| Task brief |
Copy exactly the lines from the start of the material through the line with "height = 673;". Pictures stay out of the copy.

Start of Information given

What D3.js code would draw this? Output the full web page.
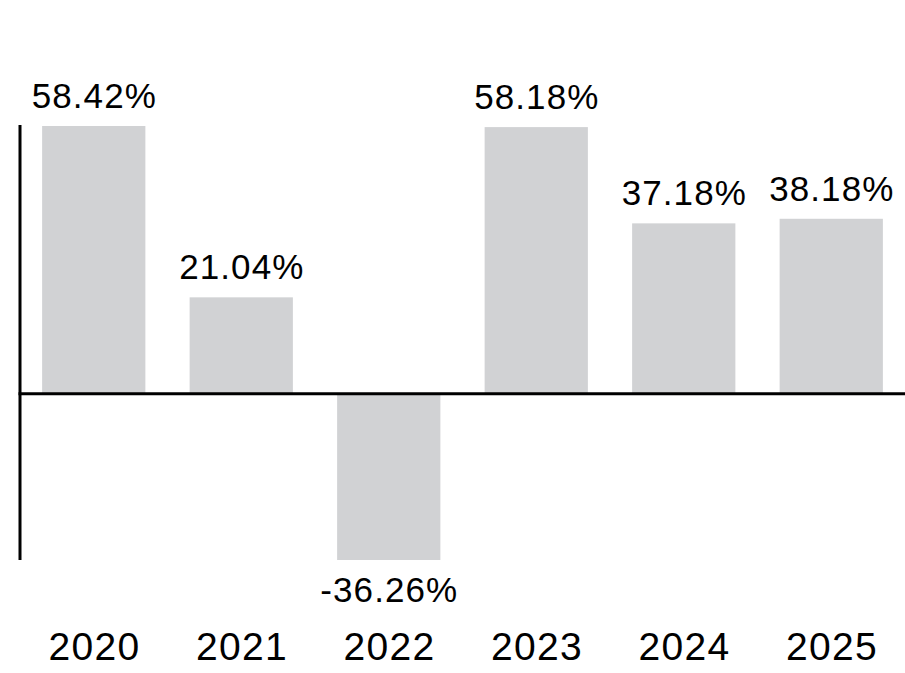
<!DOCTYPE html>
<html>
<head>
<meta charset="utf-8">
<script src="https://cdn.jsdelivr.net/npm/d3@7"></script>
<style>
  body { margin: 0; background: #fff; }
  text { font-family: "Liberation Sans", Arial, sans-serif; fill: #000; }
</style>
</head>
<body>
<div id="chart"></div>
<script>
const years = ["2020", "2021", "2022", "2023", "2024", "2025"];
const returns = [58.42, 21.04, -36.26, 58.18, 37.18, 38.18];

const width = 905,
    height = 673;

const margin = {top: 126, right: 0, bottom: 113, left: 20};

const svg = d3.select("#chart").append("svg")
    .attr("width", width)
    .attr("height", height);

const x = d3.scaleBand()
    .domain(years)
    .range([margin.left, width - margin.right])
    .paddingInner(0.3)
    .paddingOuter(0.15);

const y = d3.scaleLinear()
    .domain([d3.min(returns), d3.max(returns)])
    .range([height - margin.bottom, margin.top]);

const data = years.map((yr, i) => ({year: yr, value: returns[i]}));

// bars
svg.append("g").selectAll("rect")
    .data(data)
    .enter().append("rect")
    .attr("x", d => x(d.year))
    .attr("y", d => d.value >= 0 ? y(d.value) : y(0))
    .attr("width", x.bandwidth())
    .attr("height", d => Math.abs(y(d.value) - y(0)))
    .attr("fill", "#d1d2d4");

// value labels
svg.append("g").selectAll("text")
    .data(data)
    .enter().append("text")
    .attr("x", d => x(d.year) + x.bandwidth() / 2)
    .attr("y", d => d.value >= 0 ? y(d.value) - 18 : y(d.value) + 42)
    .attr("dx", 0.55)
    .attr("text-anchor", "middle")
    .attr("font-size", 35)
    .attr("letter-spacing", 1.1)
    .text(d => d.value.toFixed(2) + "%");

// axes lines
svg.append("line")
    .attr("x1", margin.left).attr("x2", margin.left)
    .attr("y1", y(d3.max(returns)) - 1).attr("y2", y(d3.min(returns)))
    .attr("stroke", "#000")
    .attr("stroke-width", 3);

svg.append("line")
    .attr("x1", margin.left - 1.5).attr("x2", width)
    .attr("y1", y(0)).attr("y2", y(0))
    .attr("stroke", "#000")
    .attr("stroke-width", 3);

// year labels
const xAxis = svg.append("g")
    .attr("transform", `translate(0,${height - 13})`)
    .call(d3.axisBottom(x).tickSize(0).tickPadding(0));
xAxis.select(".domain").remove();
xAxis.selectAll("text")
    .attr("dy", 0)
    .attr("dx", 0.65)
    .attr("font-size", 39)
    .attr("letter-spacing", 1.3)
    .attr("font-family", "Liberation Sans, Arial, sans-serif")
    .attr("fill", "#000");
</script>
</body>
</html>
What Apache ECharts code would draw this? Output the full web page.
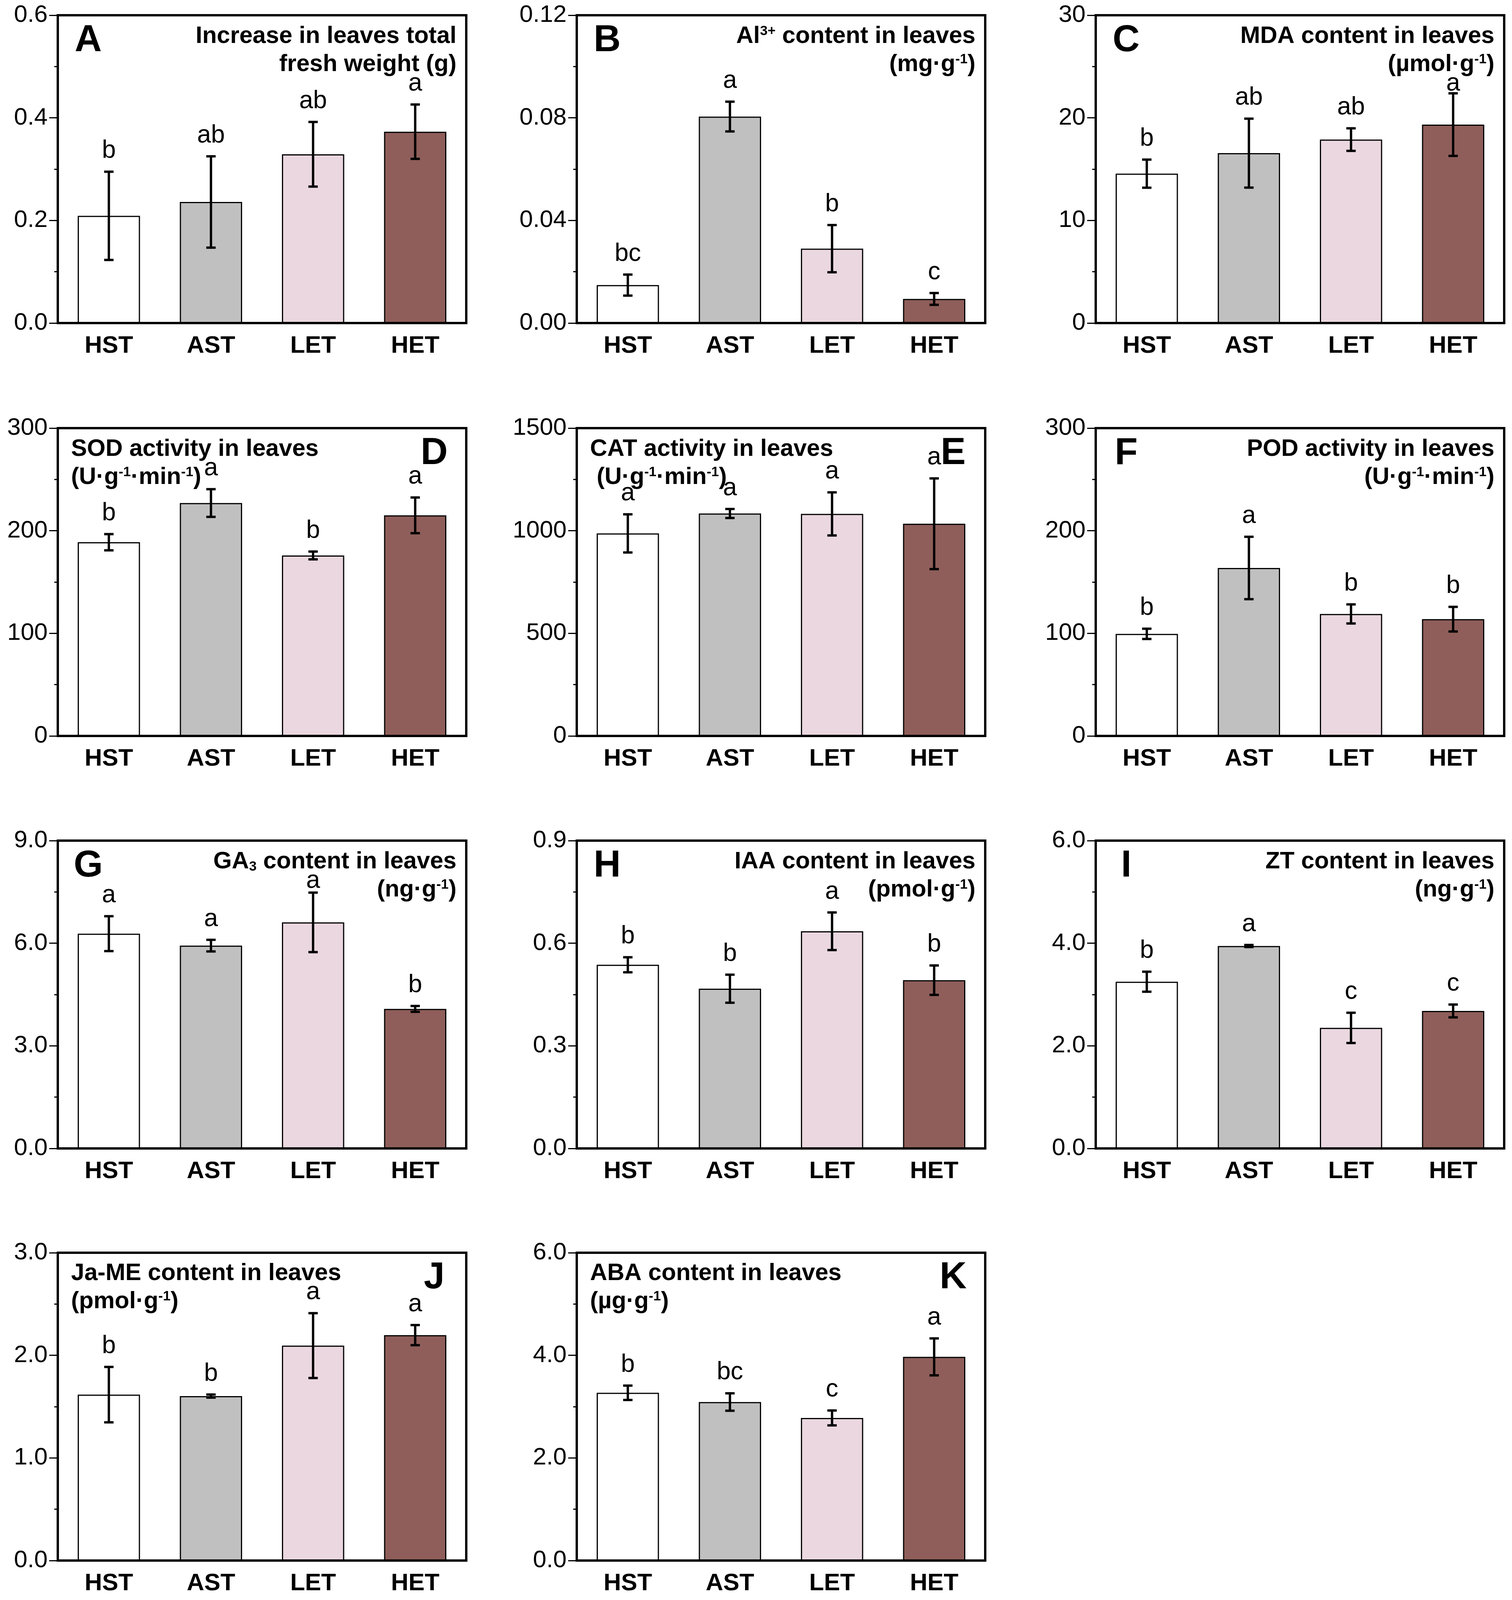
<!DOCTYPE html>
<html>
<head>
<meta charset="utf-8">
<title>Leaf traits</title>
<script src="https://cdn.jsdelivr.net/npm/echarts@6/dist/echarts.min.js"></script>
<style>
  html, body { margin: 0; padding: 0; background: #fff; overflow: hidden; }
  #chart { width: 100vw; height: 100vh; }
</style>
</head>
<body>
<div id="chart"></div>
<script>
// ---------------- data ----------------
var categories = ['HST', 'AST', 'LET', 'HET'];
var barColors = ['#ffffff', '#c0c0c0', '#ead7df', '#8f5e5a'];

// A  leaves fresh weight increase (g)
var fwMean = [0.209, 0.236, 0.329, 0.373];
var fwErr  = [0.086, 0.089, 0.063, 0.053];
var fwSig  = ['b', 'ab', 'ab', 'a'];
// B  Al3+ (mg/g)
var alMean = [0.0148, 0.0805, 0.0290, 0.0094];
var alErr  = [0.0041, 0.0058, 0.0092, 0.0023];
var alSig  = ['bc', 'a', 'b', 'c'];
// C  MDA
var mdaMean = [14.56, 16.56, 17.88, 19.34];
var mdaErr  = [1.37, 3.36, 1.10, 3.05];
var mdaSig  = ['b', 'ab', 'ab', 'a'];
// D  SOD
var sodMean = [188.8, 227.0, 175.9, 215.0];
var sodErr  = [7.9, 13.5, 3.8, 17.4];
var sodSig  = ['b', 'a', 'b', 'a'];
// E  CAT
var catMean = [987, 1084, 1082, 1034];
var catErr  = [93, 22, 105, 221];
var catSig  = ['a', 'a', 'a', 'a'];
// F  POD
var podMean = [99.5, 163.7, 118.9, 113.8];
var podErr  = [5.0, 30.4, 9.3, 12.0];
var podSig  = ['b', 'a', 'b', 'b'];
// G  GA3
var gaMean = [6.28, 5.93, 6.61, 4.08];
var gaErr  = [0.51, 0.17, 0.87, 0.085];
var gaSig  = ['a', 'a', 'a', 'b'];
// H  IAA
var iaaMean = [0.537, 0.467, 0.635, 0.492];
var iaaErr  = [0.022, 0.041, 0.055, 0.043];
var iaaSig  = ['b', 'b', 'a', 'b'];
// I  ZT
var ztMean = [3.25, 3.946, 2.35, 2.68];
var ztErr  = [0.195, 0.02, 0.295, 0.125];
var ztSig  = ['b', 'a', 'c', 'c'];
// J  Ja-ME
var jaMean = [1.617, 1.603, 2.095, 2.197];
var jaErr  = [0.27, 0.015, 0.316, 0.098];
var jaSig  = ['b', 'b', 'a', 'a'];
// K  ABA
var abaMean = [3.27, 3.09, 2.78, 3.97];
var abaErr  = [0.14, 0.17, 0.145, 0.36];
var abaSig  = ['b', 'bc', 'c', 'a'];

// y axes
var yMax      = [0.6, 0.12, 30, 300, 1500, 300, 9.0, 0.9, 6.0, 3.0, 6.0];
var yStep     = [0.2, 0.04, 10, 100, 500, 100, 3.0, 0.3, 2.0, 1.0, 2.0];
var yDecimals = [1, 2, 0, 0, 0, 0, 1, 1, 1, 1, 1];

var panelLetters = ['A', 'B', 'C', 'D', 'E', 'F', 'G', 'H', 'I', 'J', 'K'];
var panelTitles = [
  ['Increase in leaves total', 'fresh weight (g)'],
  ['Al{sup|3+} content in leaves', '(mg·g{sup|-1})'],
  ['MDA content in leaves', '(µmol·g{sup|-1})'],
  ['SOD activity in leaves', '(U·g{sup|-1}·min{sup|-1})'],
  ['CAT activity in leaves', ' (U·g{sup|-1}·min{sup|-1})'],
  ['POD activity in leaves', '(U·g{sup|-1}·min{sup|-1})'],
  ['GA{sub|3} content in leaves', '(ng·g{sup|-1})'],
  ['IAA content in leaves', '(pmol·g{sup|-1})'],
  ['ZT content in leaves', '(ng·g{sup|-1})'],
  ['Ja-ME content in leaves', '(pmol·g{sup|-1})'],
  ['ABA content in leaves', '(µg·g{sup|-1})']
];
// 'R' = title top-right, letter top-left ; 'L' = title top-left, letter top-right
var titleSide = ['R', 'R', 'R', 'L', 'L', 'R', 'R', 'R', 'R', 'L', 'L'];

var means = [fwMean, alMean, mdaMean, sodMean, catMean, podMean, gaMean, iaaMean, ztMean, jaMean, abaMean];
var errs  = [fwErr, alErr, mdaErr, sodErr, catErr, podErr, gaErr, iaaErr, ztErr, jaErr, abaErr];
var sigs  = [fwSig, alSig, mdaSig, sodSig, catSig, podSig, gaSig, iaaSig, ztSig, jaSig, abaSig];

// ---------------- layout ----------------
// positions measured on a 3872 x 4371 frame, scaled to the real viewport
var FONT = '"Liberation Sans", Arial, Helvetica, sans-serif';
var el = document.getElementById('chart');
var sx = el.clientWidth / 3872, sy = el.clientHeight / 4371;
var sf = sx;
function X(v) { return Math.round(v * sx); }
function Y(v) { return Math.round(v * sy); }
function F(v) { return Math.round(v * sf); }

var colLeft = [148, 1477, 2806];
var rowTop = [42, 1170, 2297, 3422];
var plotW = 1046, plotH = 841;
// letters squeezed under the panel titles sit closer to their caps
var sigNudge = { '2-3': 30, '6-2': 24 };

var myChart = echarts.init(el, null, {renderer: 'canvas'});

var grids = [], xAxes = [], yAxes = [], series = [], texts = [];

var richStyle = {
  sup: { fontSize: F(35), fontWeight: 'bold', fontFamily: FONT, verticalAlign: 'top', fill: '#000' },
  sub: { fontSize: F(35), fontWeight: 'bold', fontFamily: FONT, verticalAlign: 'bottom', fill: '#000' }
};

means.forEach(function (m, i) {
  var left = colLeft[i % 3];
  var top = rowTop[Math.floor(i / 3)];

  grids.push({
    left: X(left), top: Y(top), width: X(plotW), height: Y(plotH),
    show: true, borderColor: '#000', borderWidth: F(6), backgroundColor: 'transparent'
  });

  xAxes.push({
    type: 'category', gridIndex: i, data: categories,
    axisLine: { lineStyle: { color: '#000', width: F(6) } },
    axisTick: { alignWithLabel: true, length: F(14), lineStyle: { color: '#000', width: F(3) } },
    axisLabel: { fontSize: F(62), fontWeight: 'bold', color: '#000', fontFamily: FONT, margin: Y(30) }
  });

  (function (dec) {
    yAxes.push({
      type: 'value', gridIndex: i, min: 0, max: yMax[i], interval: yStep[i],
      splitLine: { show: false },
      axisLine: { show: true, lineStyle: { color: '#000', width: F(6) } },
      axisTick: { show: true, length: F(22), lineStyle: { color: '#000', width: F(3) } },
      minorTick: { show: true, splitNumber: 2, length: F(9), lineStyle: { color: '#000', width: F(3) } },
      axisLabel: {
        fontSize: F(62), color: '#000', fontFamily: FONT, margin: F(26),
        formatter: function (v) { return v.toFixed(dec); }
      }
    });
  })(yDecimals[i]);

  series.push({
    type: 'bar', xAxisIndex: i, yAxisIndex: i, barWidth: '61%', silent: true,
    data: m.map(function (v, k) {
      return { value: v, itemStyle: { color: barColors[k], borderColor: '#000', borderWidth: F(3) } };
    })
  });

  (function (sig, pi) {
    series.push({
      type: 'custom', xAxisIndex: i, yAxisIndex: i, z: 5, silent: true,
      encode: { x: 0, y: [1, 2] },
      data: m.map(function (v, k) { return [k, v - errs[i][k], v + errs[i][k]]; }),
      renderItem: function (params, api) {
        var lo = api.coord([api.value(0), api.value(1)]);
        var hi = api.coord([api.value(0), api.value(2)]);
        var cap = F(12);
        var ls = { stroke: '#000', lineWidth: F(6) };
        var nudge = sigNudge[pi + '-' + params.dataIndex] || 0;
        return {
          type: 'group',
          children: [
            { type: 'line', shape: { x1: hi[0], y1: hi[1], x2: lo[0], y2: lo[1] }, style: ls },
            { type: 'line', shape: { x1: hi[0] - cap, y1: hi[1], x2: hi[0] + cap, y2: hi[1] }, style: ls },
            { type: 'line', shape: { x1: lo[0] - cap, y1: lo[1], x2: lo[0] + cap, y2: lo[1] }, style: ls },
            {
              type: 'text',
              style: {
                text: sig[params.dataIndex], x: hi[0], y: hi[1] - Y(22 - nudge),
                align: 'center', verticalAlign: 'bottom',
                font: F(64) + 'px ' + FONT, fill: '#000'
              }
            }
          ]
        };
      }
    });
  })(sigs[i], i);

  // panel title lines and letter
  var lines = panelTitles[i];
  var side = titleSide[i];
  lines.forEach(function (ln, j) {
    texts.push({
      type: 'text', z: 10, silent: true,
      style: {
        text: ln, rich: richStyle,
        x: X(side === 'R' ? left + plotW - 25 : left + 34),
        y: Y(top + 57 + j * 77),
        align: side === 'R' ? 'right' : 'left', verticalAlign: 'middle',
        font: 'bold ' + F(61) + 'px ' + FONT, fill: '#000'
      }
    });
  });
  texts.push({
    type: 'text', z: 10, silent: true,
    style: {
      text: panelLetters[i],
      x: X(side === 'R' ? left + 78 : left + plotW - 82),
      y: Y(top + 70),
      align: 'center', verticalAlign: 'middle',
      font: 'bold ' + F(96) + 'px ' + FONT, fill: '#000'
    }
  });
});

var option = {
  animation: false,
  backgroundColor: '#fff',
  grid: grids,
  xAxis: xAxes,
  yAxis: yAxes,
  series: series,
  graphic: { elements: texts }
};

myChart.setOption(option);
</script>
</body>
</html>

End of Information given

| Task response |
What D3.js code would draw this? Output the full web page.
<!DOCTYPE html>
<html>
<head>
<meta charset="utf-8">
<script src="https://cdn.jsdelivr.net/npm/d3@7"></script>
<style>
  body { margin: 0; background: #fff; }
  text { font-family: "Liberation Sans", Arial, sans-serif; fill: #000; }
</style>
</head>
<body>
<div id="chart"></div>
<script>
const years = ["2020", "2021", "2022", "2023", "2024", "2025"];
const returns = [58.42, 21.04, -36.26, 58.18, 37.18, 38.18];

const width = 905,
    height = 673;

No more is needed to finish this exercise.